Taking the data below, please print only the lines from the line holding "What Plotly.js code" to the line holding "0.0001, 0, 0, 0];", inclusive, with pictures omitted.
─── The data
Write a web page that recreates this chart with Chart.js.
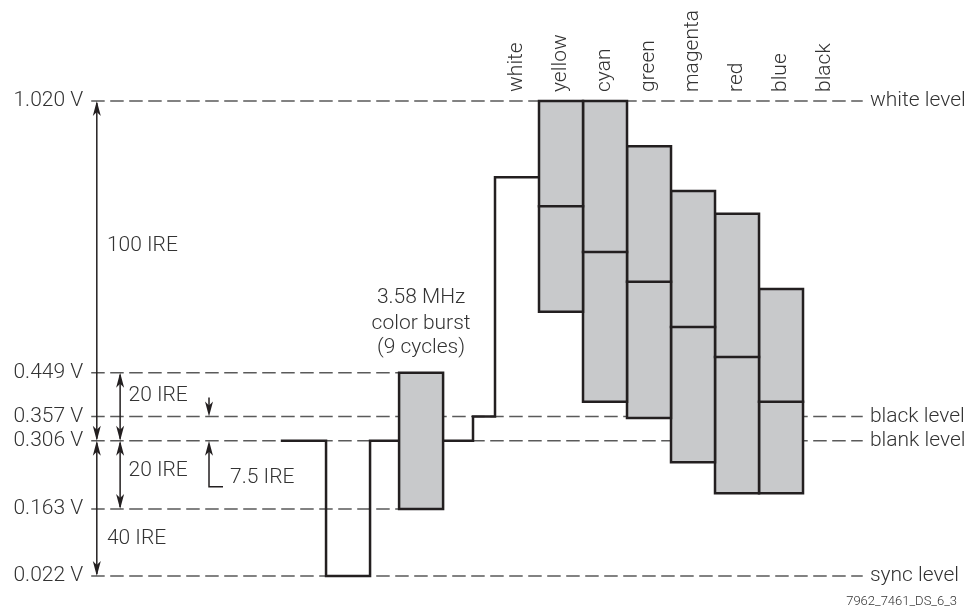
<!DOCTYPE html>
<html>
<head>
<meta charset="utf-8">
<script src="https://cdn.jsdelivr.net/npm/chart.js@4"></script>
<style>html,body{margin:0;padding:0;background:#fff}</style>
</head>
<body>
<canvas id="c" width="970" height="610"></canvas>
<script>
// voltage levels (V) marked on the left, and the dashed lines at them
const levelValues = [1.020, 0.449, 0.357, 0.306, 0.163, 0.022];
const levelLabels = ['1.020 V', '0.449 V', '0.357 V', '0.306 V', '0.163 V', '0.022 V'];
const levelEnds = [8.34, -2.18, 8.34, 8.34, -2.18, 8.34]; // x in bar widths, white bar starts at 0
const levelNames = ['white level', '', 'black level', 'blank level', '', 'sync level'];

// colour bars: luminance and chroma top/bottom
const barNames = ['white', 'yellow', 'cyan', 'green', 'magenta', 'red', 'blue', 'black'];
const barLuma = [0.860, 0.799, 0.703, 0.640, 0.545, 0.482, 0.388, 0.357];
const barTop = [null, 1.020, 1.020, 0.925, 0.831, 0.783, 0.625, null];
const barBottom = [null, 0.577, 0.388, 0.354, 0.261, 0.196, 0.196, null];

// sync pulse, burst, back porch (x in bar widths)
const syncX = [-4.84, -3.84, -3.84, -2.84, -2.84, -2.18];
const syncY = [0.306, 0.306, 0.022, 0.022, 0.306, 0.306];
const porchX = [-1.18, -0.5, -0.5, 0, 0, 1];
const porchY = [0.306, 0.306, 0.357, 0.357, 0.860, 0.860];
const burstX = [-2.18, -1.18];
const burstY = [0.163, 0.449];

// IRE spans: [from, to, text]
const ireMain = [[1.020, 0.306, '100 IRE'], [0.306, 0.022, '40 IRE']];
const ireSmall = [[0.449, 0.306, '20 IRE'], [0.306, 0.163, '20 IRE']];

const INK = '#231f20', GREY = '#c8c9cb', DASH = '#5a5a5a', TXT = '#333';
const FONT = '300 21px Roboto';

function pts(xs, ys){ return xs.map((v,i)=>({x:v, y:ys[i]})); }
function rect(x0, x1, y0, y1){ return [{x:x0,y:y0},{x:x0,y:y1},{x:x1,y:y1},{x:x1,y:y0},{x:x0,y:y0}]; }

const datasets = [];
levelValues.forEach((v,i)=>{
    datasets.push({data:[{x:-9.16,y:v},{x:levelEnds[i],y:v}], borderColor:DASH, borderWidth:1.5, borderDash:[12,7], order:5});
});
datasets.push({data:pts(syncX, syncY), borderColor:INK, borderWidth:2.5, order:4});
datasets.push({data:pts(porchX, porchY), borderColor:INK, borderWidth:2.5, order:4});
datasets.push({data:rect(burstX[0], burstX[1], burstY[0], burstY[1]), borderColor:INK, borderWidth:2.5,
    fill:'shape', backgroundColor:GREY, order:3});
barNames.forEach((n,i)=>{
    if(barTop[i] === null) return;
    datasets.push({data:rect(i, i+1, barBottom[i], barTop[i]), borderColor:INK, borderWidth:2.5,
        fill:'shape', backgroundColor:GREY, order:2});
    datasets.push({data:[{x:i,y:barLuma[i]},{x:i+1,y:barLuma[i]}], borderColor:INK, borderWidth:2.5, order:1});
});
datasets.forEach(d=>{ d.showLine = true; d.pointRadius = 0; d.borderCapStyle = 'square'; d.borderJoinStyle = 'miter'; if(!d.fill) d.fill = false; });

function head(ctx, x, y, dir){
    // dir -1: pointing up, +1: pointing down; tip at (x,y)
    ctx.beginPath();
    ctx.moveTo(x, y);
    ctx.lineTo(x-4, y - dir*15);
    ctx.lineTo(x, y - dir*11);
    ctx.lineTo(x+4, y - dir*15);
    ctx.closePath();
    ctx.fill();
}
function dbl(ctx, x, y0, y1){
    ctx.beginPath(); ctx.moveTo(x, y0+2); ctx.lineTo(x, y1-2); ctx.stroke();
    head(ctx, x, y0, -1); head(ctx, x, y1, 1);
}

const annotate = {
    id: 'annotate',
    afterDatasetsDraw(chart){
        const ctx = chart.ctx;
        const X = v => chart.scales.x.getPixelForValue(v);
        const Y = v => chart.scales.y.getPixelForValue(v);
        ctx.save();
        ctx.fillStyle = TXT; ctx.strokeStyle = INK; ctx.lineWidth = 1.5;
        ctx.font = FONT;
        ctx.textBaseline = 'middle';

        ctx.textAlign = 'right';
        levelValues.forEach((v,i)=> ctx.fillText(levelLabels[i], X(-9.36), Y(v)));
        ctx.textAlign = 'left';
        levelValues.forEach((v,i)=>{ if(levelNames[i]) ctx.fillText(levelNames[i], X(8.52), Y(v)); });

        // IRE arrows
        ctx.fillStyle = INK;
        ireMain.forEach(s=> dbl(ctx, X(-9.05), Y(s[0]), Y(s[1])));
        ireSmall.forEach(s=> dbl(ctx, X(-8.52), Y(s[0]), Y(s[1])));
        // 7.5 IRE
        const ax = X(-6.5);
        ctx.beginPath(); ctx.moveTo(ax, Y(0.357)-19); ctx.lineTo(ax, Y(0.357)-4); ctx.stroke();
        head(ctx, ax, Y(0.357), 1);
        ctx.beginPath(); ctx.moveTo(ax, Y(0.306)+4); ctx.lineTo(ax, Y(0.306)+46); ctx.lineTo(ax+14, Y(0.306)+46); ctx.stroke();
        head(ctx, ax, Y(0.306), -1);

        ctx.fillStyle = TXT;
        ctx.fillText(ireMain[0][2], X(-8.82), Y(0.715));
        ctx.fillText(ireMain[1][2], X(-8.82), Y(0.100));
        ctx.fillText(ireSmall[0][2], X(-8.33), Y(0.400));
        ctx.fillText(ireSmall[1][2], X(-8.33), Y(0.243));
        ctx.fillText('7.5 IRE', X(-6.02), Y(0.228));

        ctx.textAlign = 'center';
        const bx = (burstX[0] + burstX[1]) / 2;
        ctx.fillText('3.58 MHz', X(bx), Y(0.606));
        ctx.fillText('color burst', X(bx), Y(0.553));
        ctx.fillText('(9 cycles)', X(bx), Y(0.501));

        // bar names, rotated
        ctx.textAlign = 'left';
        barNames.forEach((n,i)=>{
            ctx.save();
            ctx.translate(X(i+0.5), Y(1.020) - 9);
            ctx.rotate(-Math.PI/2);
            ctx.fillText(n, 0, 0);
            ctx.restore();
        });

        ctx.font = '300 13px Roboto';
        ctx.textAlign = 'right';
        ctx.fillText('7962_7461_DS_6_3', chart.width - 13, chart.height - 8);
        ctx.restore();
    }
};

new Chart(document.getElementById('c'), {
    type: 'scatter',
    data: { datasets },
    options: {
        responsive: false,
        animation: false,
        events: [],
        layout: { padding: 0 },
        plugins: { legend: {display:false}, tooltip: {enabled:false} },
        scales: {
            x: { type:'linear', display:false, min:-11.25, max:10.795 },
            y: { type:'linear', display:false, min:-0.0494, max:1.2322 }
        }
    },
    plugins: [annotate]
});
</script>
</body>
</html>
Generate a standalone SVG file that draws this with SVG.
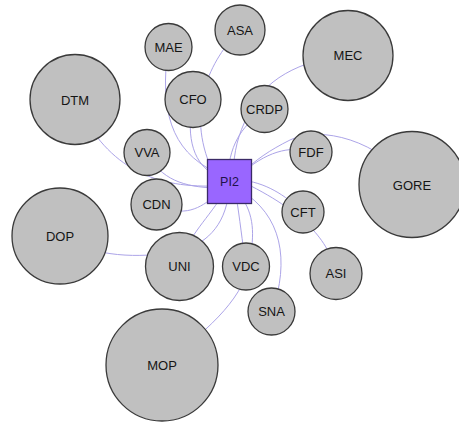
<svg xmlns="http://www.w3.org/2000/svg" width="459" height="423" viewBox="0 0 459 423">
<style>
.e{fill:none;stroke:#aca4e8;stroke-width:1}
.n{fill:#c0c0c0;stroke:#3a3a3a;stroke-width:1.3}
.t{font-family:"Liberation Sans",Arial,sans-serif;font-size:13px;fill:#151515;text-anchor:middle}
.c{fill:#9966ff;stroke:#3a2a66;stroke-width:1.3}
.ct{font-family:"Liberation Sans",Arial,sans-serif;font-size:12.5px;fill:#22124a;text-anchor:middle}
</style>
<rect width="459" height="423" fill="#fff"/>
<g id="edges">
<path class="e" d="M168,47 C160,110 170,150 215,172"/>
<path class="e" d="M240,30 C210,60 185,110 212,170"/>
<path class="e" d="M193,100 C185,140 195,165 215,175"/>
<path class="e" d="M75,100 C105,165 150,188 215,186"/>
<path class="e" d="M147,152 C160,180 185,187 215,188"/>
<path class="e" d="M157,205 C185,218 200,208 215,196"/>
<path class="e" d="M60,236 C95,258 140,258 175,252 C200,247 222,232 228,198"/>
<path class="e" d="M180,266 C185,240 205,222 222,196"/>
<path class="e" d="M162,365 C215,325 245,295 250,260 C254,235 255,215 240,195"/>
<path class="e" d="M246,266 C242,240 240,220 236,195"/>
<path class="e" d="M272,312 C290,260 282,215 240,190"/>
<path class="e" d="M303,212 C285,195 265,182 240,180"/>
<path class="e" d="M336,273 C330,245 310,215 245,183"/>
<path class="e" d="M311,152 C290,145 265,152 240,175"/>
<path class="e" d="M412,185 C380,140 320,125 290,140 C270,150 255,160 240,175"/>
<path class="e" d="M264,109 C245,125 230,140 228,175"/>
<path class="e" d="M348,55 C300,60 262,80 248,115 C238,135 234,150 233,175"/>
</g>
<g id="MAE"><circle class="n" cx="168.5" cy="47" r="23.5"/><text class="t" x="168.5" y="51.5">MAE</text></g>
<g id="ASA"><circle class="n" cx="240" cy="30" r="25"/><text class="t" x="240" y="34.5">ASA</text></g>
<g id="MEC"><circle class="n" cx="348" cy="55.5" r="45"/><text class="t" x="348" y="60">MEC</text></g>
<g id="DTM"><circle class="n" cx="75" cy="99.5" r="45"/><text class="t" x="75" y="104.5">DTM</text></g>
<g id="CFO"><circle class="n" cx="193" cy="99.5" r="28"/><text class="t" x="193" y="104">CFO</text></g>
<g id="CRDP"><circle class="n" cx="264.5" cy="109" r="23.5"/><text class="t" x="264.5" y="113.5">CRDP</text></g>
<g id="VVA"><circle class="n" cx="147" cy="152.5" r="23"/><text class="t" x="147" y="157">VVA</text></g>
<g id="FDF"><circle class="n" cx="311" cy="152" r="21"/><text class="t" x="311" y="156.5">FDF</text></g>
<g id="GORE"><circle class="n" cx="412" cy="184.5" r="53"/><text class="t" x="412" y="189.5">GORE</text></g>
<g id="CDN"><circle class="n" cx="156.5" cy="204.5" r="25.5"/><text class="t" x="156.5" y="209">CDN</text></g>
<g id="CFT"><circle class="n" cx="303" cy="212" r="21"/><text class="t" x="303" y="216.5">CFT</text></g>
<g id="DOP"><circle class="n" cx="60" cy="236" r="48"/><text class="t" x="60" y="240.5">DOP</text></g>
<g id="UNI"><circle class="n" cx="179.5" cy="266.5" r="34"/><text class="t" x="179.5" y="271">UNI</text></g>
<g id="VDC"><circle class="n" cx="246" cy="266.5" r="23.5"/><text class="t" x="246" y="271">VDC</text></g>
<g id="ASI"><circle class="n" cx="336" cy="273.5" r="26"/><text class="t" x="336" y="278">ASI</text></g>
<g id="SNA"><circle class="n" cx="271.5" cy="311.5" r="23.5"/><text class="t" x="271.5" y="316">SNA</text></g>
<g id="MOP"><circle class="n" cx="162" cy="365" r="56"/><text class="t" x="162" y="369.5">MOP</text></g>
<g id="PI2"><rect class="c" x="207.5" y="159.5" width="44" height="44"/><text class="ct" x="229.5" y="186">PI2</text></g>
</svg>
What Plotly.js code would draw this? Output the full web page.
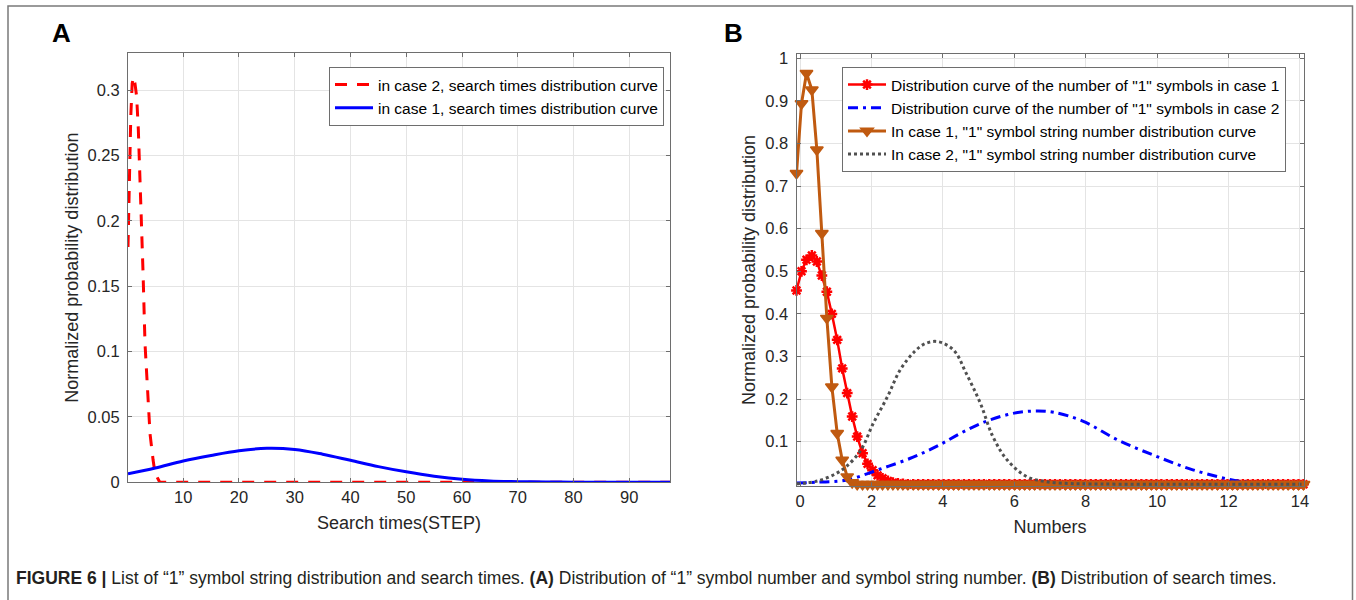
<!DOCTYPE html>
<html>
<head>
<meta charset="utf-8">
<script src="https://cdn.plot.ly/plotly-3.0.1.min.js"></script>
<style>
  html, body { margin: 0; padding: 0; background: #ffffff; }
  #chart { width: 1356px; height: 600px; }
</style>
</head>
<body>
<div id="chart"></div>
<script>
// ---------- Panel A: search times ----------
const aTicks = [10, 20, 30, 40, 50, 60, 70, 80, 90];
const aYTicks = [0, 0.05, 0.1, 0.15, 0.2, 0.25, 0.3];
const aRedName = 'in case 2, search times distribution curve';
const aBlueName = 'in case 1, search times distribution curve';
const aRedX = [0.1, 0.35, 0.6, 0.85, 1.1, 1.35, 1.65, 1.95, 2.25, 2.55, 2.8, 3.15, 3.6, 4.05, 4.6, 4.95, 5.8, 10, 20, 30, 40, 50, 60, 70, 80, 90, 97.3];
const aRedY = [0.18, 0.24, 0.28, 0.305, 0.31, 0.305, 0.295, 0.27, 0.235, 0.2, 0.16, 0.106, 0.068, 0.037, 0.017, 0.007, 0, 0, 0, 0, 0, 0, 0, 0, 0, 0, 0];
const aBlueX = [0.1, 5, 10, 15, 20, 25, 30, 35, 40, 45, 50, 55, 60, 65, 70, 75, 80, 85, 90, 97.3];
const aBlueY = [0.0065, 0.011, 0.0163, 0.0205, 0.0241, 0.026, 0.0251, 0.0215, 0.0168, 0.012, 0.008, 0.0047, 0.0023, 0.001, 0.0005, 0.0002, 0.0001, 0, 0, 0];

// ---------- Panel B: number distributions ----------
const bTicks = [0, 2, 4, 6, 8, 10, 12, 14];
const bYTicks = [0.1, 0.2, 0.3, 0.4, 0.5, 0.6, 0.7, 0.8, 0.9, 1];
const bNames = [
  'Distribution curve of the number of "1" symbols in case 1',
  'Distribution curve of the number of "1" symbols in case 2',
  'In case 1, "1" symbol string number distribution curve',
  'In case 2, "1" symbol string number distribution curve'
];
const bX = [
  -0.1, 0.04, 0.18, 0.33, 0.47, 0.61, 0.75, 0.89, 1.04, 1.18,
  1.32, 1.46, 1.6, 1.75, 1.89, 2.03, 2.17, 2.31, 2.46, 2.6,
  2.74, 2.88, 3.02, 3.17, 3.31, 3.45, 3.59, 3.73, 3.88, 4.02,
  4.16, 4.3, 4.44, 4.59, 4.73, 4.87, 5.01, 5.15, 5.3, 5.44,
  5.58, 5.72, 5.86, 6.01, 6.15, 6.29, 6.43, 6.57, 6.72, 6.86,
  7.0, 7.14, 7.28, 7.43, 7.57, 7.71, 7.85, 7.99, 8.14, 8.28,
  8.42, 8.56, 8.7, 8.85, 8.99, 9.13, 9.27, 9.41, 9.56, 9.7,
  9.84, 9.98, 10.12, 10.27, 10.41, 10.55, 10.69, 10.83, 10.98, 11.12,
  11.26, 11.4, 11.54, 11.69, 11.83, 11.97, 12.11, 12.25, 12.4, 12.54,
  12.68, 12.82, 12.96, 13.11, 13.25, 13.39, 13.53, 13.67, 13.82, 13.96,
  14.1
];
const bRedY = [
  0.455, 0.5, 0.527, 0.537, 0.523, 0.49, 0.452, 0.4, 0.339, 0.272,
  0.214, 0.159, 0.112, 0.073, 0.048, 0.033, 0.021, 0.014, 0.008, 0.004,
  0.002, 0.001, 0, 0, 0, 0, 0, 0, 0, 0,
  0, 0, 0, 0, 0, 0, 0, 0, 0, 0,
  0, 0, 0, 0, 0, 0, 0, 0, 0, 0,
  0, 0, 0, 0, 0, 0, 0, 0, 0, 0,
  0, 0, 0, 0, 0, 0, 0, 0, 0, 0,
  0, 0, 0, 0, 0, 0, 0, 0, 0, 0,
  0, 0, 0, 0, 0, 0, 0, 0, 0, 0,
  0, 0, 0, 0, 0, 0, 0, 0, 0, 0,
  0
];
const bOrangeY = [
  0.73, 0.894, 0.965, 0.926, 0.785, 0.589, 0.39, 0.229, 0.12, 0.057,
  0.018, 0.004, 0, 0, 0, 0, 0, 0, 0, 0,
  0, 0, 0, 0, 0, 0, 0, 0, 0, 0,
  0, 0, 0, 0, 0, 0, 0, 0, 0, 0,
  0, 0, 0, 0, 0, 0, 0, 0, 0, 0,
  0, 0, 0, 0, 0, 0, 0, 0, 0, 0,
  0, 0, 0, 0, 0, 0, 0, 0, 0, 0,
  0, 0, 0, 0, 0, 0, 0, 0, 0, 0,
  0, 0, 0, 0, 0, 0, 0, 0, 0, 0,
  0, 0, 0, 0, 0, 0, 0, 0, 0, 0,
  0
];
const bBlueX = [-0.1, 0.5, 1.3, 2.25, 3.15, 3.85, 4.5, 5.25, 6.0, 6.6, 7.1, 7.9, 8.9, 10.0, 11.0, 12.0, 12.6, 13.2, 14.1];
const bBlueY = [0.003, 0.005, 0.01, 0.036, 0.063, 0.09, 0.12, 0.149, 0.167, 0.172, 0.169, 0.149, 0.104, 0.065, 0.034, 0.012, 0.004, 0.001, 0.001];
const bGrayX = [-0.1, 0.5, 1.0, 1.3, 1.7, 2.05, 2.45, 2.8, 3.2, 3.5, 3.85, 4.3, 4.65, 5.05, 5.4, 5.8, 6.35, 6.9, 7.5, 8.0, 10.0, 12.0, 14.1];
const bGrayY = [0.001, 0.008, 0.025, 0.042, 0.08, 0.143, 0.206, 0.268, 0.311, 0.33, 0.335, 0.315, 0.261, 0.19, 0.112, 0.057, 0.018, 0.006, 0.002, 0.001, 0, 0, 0];

const captionText = '<b>FIGURE 6</b> <b>|</b> List of \u201c1\u201d symbol string distribution and search times. <b>(A)</b> Distribution of \u201c1\u201d symbol number and symbol string number. <b>(B)</b> Distribution of search times.';

// ---------- geometry helpers (pixels -> paper) ----------
const W = 1356, H = 600;
const px = v => v / W;
const py = v => (H - v) / H;
const FONT = 'Liberation Sans, Arial, sans-serif';

const axisCommon = {
  ticks: 'inside', ticklen: 4, tickcolor: '#6e6e6e', tickwidth: 1,
  showline: true, linecolor: '#6e6e6e', linewidth: 1, mirror: 'ticks',
  showgrid: true, gridcolor: '#e4e4e4', gridwidth: 1, zeroline: false,
  tickfont: { size: 16.5, color: '#262626', family: FONT }
};
const titleFont = { size: 18, color: '#262626', family: FONT };

const traces = [
  { x: aRedX, y: aRedY, name: aRedName, mode: 'lines', xaxis: 'x', yaxis: 'y', legend: 'legend',
    line: { color: '#FF0000', width: 3, dash: '12px,10px' } },
  { x: aBlueX, y: aBlueY, name: aBlueName, mode: 'lines', xaxis: 'x', yaxis: 'y', legend: 'legend',
    line: { color: '#0000FF', width: 3, shape: 'spline' } },
  { x: bX, y: bRedY, name: bNames[0], mode: 'lines+markers', xaxis: 'x2', yaxis: 'y2', legend: 'legend2',
    cliponaxis: false,
    line: { color: '#FF0000', width: 2.5 },
    marker: { symbol: 'asterisk-open', size: 9, color: '#FF0000', line: { color: '#FF0000', width: 2.5 } } },
  { x: bBlueX, y: bBlueY, name: bNames[1], mode: 'lines', xaxis: 'x2', yaxis: 'y2', legend: 'legend2',
    line: { color: '#0000FF', width: 3, dash: '10px,5px,3px,5px', shape: 'spline' } },
  { x: bX, y: bOrangeY, name: bNames[2], mode: 'lines+markers', xaxis: 'x2', yaxis: 'y2', legend: 'legend2',
    cliponaxis: false,
    line: { color: '#C05A10', width: 3 },
    marker: { symbol: 'triangle-down', size: 11, color: '#C05A10', line: { color: '#C05A10', width: 1.5 } } },
  { x: bGrayX, y: bGrayY, name: bNames[3], mode: 'lines', xaxis: 'x2', yaxis: 'y2', legend: 'legend2',
    line: { color: '#505050', width: 3, dash: 'dot', shape: 'spline' } }
];

const legendCommon = {
  xanchor: 'left', yanchor: 'top', bgcolor: '#ffffff', bordercolor: '#6e6e6e', borderwidth: 1,
  font: { size: 15.5, color: '#000000', family: FONT },
  itemwidth: 38, tracegroupgap: 0
};

const layout = {
  width: W, height: H,
  margin: { l: 0, r: 0, t: 0, b: 0 },
  paper_bgcolor: '#ffffff', plot_bgcolor: '#ffffff',
  font: { family: FONT, color: '#262626' },
  showlegend: true,
  xaxis: Object.assign({}, axisCommon, {
    domain: [px(128), px(670)], range: [0.1, 97.3], tickvals: aTicks, anchor: 'y',
    title: { text: 'Search times(STEP)', font: titleFont, standoff: 11 }
  }),
  yaxis: Object.assign({}, axisCommon, {
    domain: [py(482.3), py(53)], range: [0, 0.3283], tickvals: aYTicks, anchor: 'x',
    ticklabelstandoff: 4,
    title: { text: 'Normalized probability distribution', font: titleFont, standoff: 4 }
  }),
  xaxis2: Object.assign({}, axisCommon, {
    domain: [px(796.5), px(1303.5)], range: [-0.1, 14.1], tickvals: bTicks, anchor: 'y2',
    title: { text: 'Numbers', font: titleFont, standoff: 11 }
  }),
  yaxis2: Object.assign({}, axisCommon, {
    domain: [py(486), py(54)], range: [-0.004, 1.01], tickvals: bYTicks, anchor: 'x2',
    ticklabelstandoff: 4,
    title: { text: 'Normalized probability distribution', font: titleFont, standoff: 4 }
  }),
  legend: Object.assign({}, legendCommon, { x: px(329), y: py(67) }),
  legend2: Object.assign({}, legendCommon, { x: px(842), y: py(67) }),
  shapes: [
    { type: 'rect', xref: 'paper', yref: 'paper', x0: px(8), x1: px(1352.5), y0: -0.02, y1: py(6),
      line: { color: '#7a7a7a', width: 1.5 }, fillcolor: 'rgba(0,0,0,0)', layer: 'above' }
  ],
  annotations: [
    { text: '<b>A</b>', xref: 'paper', yref: 'paper', x: px(61), y: py(33), showarrow: false,
      xanchor: 'center', yanchor: 'middle', font: { size: 26, color: '#000000' } },
    { text: '<b>B</b>', xref: 'paper', yref: 'paper', x: px(733), y: py(33), showarrow: false,
      xanchor: 'center', yanchor: 'middle', font: { size: 26, color: '#000000' } },
    { text: captionText, xref: 'paper', yref: 'paper', x: px(14), y: py(578), showarrow: false,
      xanchor: 'left', yanchor: 'middle', align: 'left', font: { size: 17.5, color: '#231F20' } }
  ]
};

Plotly.newPlot('chart', traces, layout, { displayModeBar: false, staticPlot: true });
</script>
</body>
</html>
──────
Result for this task:
What Plotly.js code would draw this? Output the full web page.
<!DOCTYPE html>
<html>
<head>
<meta charset="utf-8">
<script src="https://cdn.plot.ly/plotly-3.0.1.min.js"></script>
<style>
  html, body { margin: 0; padding: 0; background: #ffffff; }
  #chart { width: 1356px; height: 600px; }
</style>
</head>
<body>
<div id="chart"></div>
<script>
// ---------- Panel A: search times ----------
const aTicks = [10, 20, 30, 40, 50, 60, 70, 80, 90];
const aYTicks = [0, 0.05, 0.1, 0.15, 0.2, 0.25, 0.3];
const aRedName = 'in case 2, search times distribution curve';
const aBlueName = 'in case 1, search times distribution curve';
const aRedX = [0.1, 0.35, 0.6, 0.85, 1.1, 1.35, 1.65, 1.95, 2.25, 2.55, 2.8, 3.15, 3.6, 4.05, 4.6, 4.95, 5.8, 10, 20, 30, 40, 50, 60, 70, 80, 90, 97.3];
const aRedY = [0.18, 0.24, 0.28, 0.305, 0.31, 0.305, 0.295, 0.27, 0.235, 0.2, 0.16, 0.106, 0.068, 0.037, 0.017, 0.007, 0, 0, 0, 0, 0, 0, 0, 0, 0, 0, 0];
const aBlueX = [0.1, 5, 10, 15, 20, 25, 30, 35, 40, 45, 50, 55, 60, 65, 70, 75, 80, 85, 90, 97.3];
const aBlueY = [0.0065, 0.011, 0.0163, 0.0205, 0.0241, 0.026, 0.0251, 0.0215, 0.0168, 0.012, 0.008, 0.0047, 0.0023, 0.001, 0.0005, 0.0002, 0.0001, 0, 0, 0];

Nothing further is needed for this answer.